> **Source material**:

-- begin --

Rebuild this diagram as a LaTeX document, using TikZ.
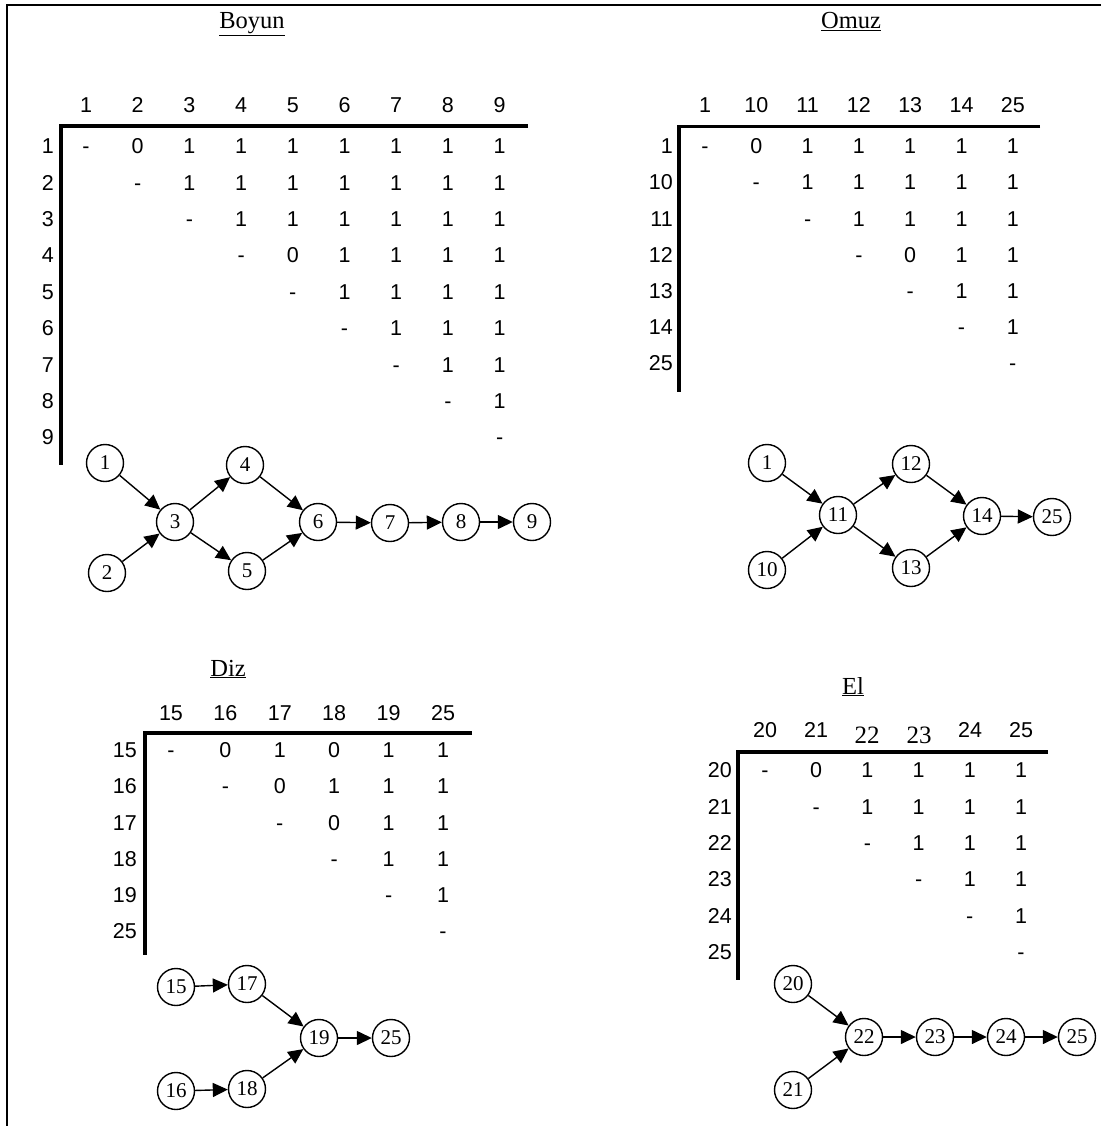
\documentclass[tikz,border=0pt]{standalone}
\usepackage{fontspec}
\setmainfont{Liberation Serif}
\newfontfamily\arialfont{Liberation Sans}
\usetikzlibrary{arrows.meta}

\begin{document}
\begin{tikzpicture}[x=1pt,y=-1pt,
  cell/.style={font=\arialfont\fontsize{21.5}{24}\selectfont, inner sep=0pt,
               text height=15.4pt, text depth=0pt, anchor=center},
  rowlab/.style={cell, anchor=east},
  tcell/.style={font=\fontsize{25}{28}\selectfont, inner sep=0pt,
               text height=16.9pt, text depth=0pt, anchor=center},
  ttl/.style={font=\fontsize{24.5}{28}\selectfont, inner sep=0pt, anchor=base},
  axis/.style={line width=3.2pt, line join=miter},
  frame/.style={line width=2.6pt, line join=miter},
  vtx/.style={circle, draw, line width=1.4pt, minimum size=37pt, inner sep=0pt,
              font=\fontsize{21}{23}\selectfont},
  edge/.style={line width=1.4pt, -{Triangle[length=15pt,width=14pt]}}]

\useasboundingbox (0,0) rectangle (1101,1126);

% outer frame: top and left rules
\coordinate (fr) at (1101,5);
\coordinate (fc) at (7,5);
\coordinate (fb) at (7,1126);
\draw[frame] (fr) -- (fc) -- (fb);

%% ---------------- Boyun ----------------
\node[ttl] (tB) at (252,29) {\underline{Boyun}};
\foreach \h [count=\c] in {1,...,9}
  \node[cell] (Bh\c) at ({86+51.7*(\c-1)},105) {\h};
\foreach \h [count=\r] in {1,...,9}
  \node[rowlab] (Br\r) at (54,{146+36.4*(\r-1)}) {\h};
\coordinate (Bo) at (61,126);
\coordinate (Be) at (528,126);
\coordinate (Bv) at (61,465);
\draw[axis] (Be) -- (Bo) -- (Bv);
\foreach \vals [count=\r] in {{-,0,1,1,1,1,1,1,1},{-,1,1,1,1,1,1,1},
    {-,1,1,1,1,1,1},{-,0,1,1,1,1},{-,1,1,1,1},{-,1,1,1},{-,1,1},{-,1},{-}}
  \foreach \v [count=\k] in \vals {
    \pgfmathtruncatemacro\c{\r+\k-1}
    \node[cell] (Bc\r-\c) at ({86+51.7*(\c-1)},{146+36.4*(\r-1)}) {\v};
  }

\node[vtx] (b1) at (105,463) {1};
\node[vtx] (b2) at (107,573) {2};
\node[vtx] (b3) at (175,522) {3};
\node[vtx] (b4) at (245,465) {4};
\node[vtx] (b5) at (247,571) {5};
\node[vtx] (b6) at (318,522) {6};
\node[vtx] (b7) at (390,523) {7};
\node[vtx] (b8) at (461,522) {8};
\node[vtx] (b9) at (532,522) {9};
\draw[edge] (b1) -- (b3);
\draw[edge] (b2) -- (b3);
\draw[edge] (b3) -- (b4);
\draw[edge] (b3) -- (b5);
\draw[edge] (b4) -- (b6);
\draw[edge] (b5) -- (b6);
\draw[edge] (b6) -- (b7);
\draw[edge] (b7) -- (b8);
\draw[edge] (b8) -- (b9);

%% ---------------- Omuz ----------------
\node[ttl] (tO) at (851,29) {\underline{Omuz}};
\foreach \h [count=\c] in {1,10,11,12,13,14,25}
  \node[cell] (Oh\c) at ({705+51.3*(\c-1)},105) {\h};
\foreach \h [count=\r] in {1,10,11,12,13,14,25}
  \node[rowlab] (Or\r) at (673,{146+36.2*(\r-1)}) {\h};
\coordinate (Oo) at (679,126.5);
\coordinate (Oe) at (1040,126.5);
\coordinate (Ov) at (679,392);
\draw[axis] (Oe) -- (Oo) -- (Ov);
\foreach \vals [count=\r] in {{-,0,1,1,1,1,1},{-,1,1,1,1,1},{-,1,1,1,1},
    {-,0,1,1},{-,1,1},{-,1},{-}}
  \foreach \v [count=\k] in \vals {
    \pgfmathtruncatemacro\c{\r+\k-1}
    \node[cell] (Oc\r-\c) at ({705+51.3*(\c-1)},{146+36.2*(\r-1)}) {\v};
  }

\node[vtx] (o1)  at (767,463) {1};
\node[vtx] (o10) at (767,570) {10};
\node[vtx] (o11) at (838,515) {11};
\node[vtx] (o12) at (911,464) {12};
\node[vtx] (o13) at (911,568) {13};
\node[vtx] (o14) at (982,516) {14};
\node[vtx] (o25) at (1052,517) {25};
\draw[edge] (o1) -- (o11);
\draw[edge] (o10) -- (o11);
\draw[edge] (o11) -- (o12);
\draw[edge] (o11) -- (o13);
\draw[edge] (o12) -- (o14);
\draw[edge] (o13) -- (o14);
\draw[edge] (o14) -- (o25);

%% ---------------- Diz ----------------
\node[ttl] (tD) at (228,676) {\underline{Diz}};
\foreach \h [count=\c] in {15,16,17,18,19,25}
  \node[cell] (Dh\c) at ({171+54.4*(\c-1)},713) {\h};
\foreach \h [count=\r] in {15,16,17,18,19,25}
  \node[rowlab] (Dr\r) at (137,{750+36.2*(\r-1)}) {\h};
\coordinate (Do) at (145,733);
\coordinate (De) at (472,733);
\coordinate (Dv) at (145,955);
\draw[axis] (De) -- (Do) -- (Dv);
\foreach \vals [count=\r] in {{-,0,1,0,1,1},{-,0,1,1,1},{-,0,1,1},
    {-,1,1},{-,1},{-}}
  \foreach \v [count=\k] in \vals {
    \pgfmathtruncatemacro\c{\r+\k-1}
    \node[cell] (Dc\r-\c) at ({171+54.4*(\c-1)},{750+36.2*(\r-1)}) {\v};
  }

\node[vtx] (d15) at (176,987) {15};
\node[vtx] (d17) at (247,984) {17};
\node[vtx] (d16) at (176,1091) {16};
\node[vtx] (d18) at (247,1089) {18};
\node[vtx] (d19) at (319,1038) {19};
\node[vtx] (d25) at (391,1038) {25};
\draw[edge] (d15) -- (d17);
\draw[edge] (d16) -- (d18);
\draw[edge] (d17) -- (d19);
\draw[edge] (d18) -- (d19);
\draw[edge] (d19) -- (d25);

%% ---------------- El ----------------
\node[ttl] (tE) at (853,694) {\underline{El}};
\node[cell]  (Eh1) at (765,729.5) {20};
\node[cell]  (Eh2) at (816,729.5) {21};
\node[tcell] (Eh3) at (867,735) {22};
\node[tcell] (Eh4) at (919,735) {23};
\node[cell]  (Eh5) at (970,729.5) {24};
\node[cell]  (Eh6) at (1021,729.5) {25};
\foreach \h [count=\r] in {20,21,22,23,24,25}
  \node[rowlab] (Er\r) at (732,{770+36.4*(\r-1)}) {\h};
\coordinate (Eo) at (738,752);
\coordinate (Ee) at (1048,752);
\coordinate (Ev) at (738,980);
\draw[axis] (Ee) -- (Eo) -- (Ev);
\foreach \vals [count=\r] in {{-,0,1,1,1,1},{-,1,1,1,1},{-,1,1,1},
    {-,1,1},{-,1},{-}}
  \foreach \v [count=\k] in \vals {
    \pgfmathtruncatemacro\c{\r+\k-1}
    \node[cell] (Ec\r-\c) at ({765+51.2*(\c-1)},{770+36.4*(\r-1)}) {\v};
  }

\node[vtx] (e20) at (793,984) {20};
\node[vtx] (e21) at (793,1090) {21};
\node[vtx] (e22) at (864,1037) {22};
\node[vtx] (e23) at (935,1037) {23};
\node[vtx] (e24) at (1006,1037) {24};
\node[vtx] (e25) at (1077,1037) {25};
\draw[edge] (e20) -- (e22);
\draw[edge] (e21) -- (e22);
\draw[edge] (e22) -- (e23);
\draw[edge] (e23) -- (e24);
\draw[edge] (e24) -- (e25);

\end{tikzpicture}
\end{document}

-- end --
-- begin --

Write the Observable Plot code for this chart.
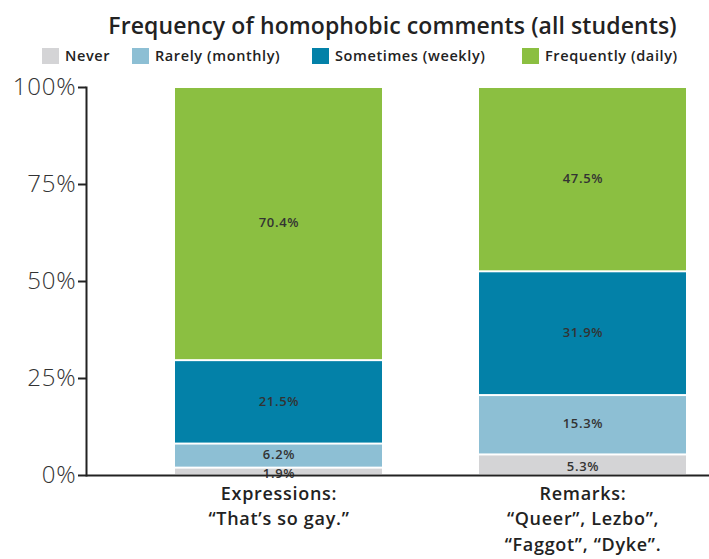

-- end --
-- begin --

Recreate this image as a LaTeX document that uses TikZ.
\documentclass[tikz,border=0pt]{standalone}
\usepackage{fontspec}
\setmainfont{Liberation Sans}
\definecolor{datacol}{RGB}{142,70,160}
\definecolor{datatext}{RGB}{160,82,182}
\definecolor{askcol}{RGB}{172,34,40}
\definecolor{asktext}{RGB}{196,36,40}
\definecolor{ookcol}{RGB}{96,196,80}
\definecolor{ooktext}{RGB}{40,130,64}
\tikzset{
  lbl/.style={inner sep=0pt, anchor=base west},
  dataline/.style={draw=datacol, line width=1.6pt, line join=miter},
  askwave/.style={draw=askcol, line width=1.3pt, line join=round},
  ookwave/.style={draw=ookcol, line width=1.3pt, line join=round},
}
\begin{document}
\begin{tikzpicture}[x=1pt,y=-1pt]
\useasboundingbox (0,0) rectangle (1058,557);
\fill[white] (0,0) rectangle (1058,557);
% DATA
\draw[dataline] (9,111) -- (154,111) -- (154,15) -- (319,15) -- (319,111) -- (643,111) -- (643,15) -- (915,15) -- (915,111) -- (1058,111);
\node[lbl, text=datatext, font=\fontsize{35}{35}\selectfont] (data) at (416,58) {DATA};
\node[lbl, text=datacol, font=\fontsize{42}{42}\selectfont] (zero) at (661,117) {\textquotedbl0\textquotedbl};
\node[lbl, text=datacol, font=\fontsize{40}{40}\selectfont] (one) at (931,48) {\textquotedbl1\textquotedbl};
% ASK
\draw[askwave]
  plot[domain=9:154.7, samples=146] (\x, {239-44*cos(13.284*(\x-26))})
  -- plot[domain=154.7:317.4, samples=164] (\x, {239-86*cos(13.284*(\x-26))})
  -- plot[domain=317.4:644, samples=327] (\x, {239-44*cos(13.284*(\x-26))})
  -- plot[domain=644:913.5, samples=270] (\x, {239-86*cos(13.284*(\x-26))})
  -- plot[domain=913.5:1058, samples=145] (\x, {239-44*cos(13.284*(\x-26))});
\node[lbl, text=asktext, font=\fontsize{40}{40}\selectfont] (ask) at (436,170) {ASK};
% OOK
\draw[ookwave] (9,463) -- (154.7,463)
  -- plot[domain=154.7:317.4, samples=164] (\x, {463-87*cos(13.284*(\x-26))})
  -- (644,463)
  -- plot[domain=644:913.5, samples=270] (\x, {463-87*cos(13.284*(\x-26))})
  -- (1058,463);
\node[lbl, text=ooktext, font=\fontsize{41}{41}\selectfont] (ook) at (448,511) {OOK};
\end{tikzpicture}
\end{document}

-- end --

> **What is being asked**: In the entries above, find the line that contains "Rebuild this diagram" and the line that contains "(fr) -- (fc) -- (fb);". Reproduce exactly those two lines and every line between them, but not the pictures.

> **Complete output**:
Rebuild this diagram as a LaTeX document, using TikZ.
\documentclass[tikz,border=0pt]{standalone}
\usepackage{fontspec}
\setmainfont{Liberation Serif}
\newfontfamily\arialfont{Liberation Sans}
\usetikzlibrary{arrows.meta}

\begin{document}
\begin{tikzpicture}[x=1pt,y=-1pt,
  cell/.style={font=\arialfont\fontsize{21.5}{24}\selectfont, inner sep=0pt,
               text height=15.4pt, text depth=0pt, anchor=center},
  rowlab/.style={cell, anchor=east},
  tcell/.style={font=\fontsize{25}{28}\selectfont, inner sep=0pt,
               text height=16.9pt, text depth=0pt, anchor=center},
  ttl/.style={font=\fontsize{24.5}{28}\selectfont, inner sep=0pt, anchor=base},
  axis/.style={line width=3.2pt, line join=miter},
  frame/.style={line width=2.6pt, line join=miter},
  vtx/.style={circle, draw, line width=1.4pt, minimum size=37pt, inner sep=0pt,
              font=\fontsize{21}{23}\selectfont},
  edge/.style={line width=1.4pt, -{Triangle[length=15pt,width=14pt]}}]

\useasboundingbox (0,0) rectangle (1101,1126);

% outer frame: top and left rules
\coordinate (fr) at (1101,5);
\coordinate (fc) at (7,5);
\coordinate (fb) at (7,1126);
\draw[frame] (fr) -- (fc) -- (fb);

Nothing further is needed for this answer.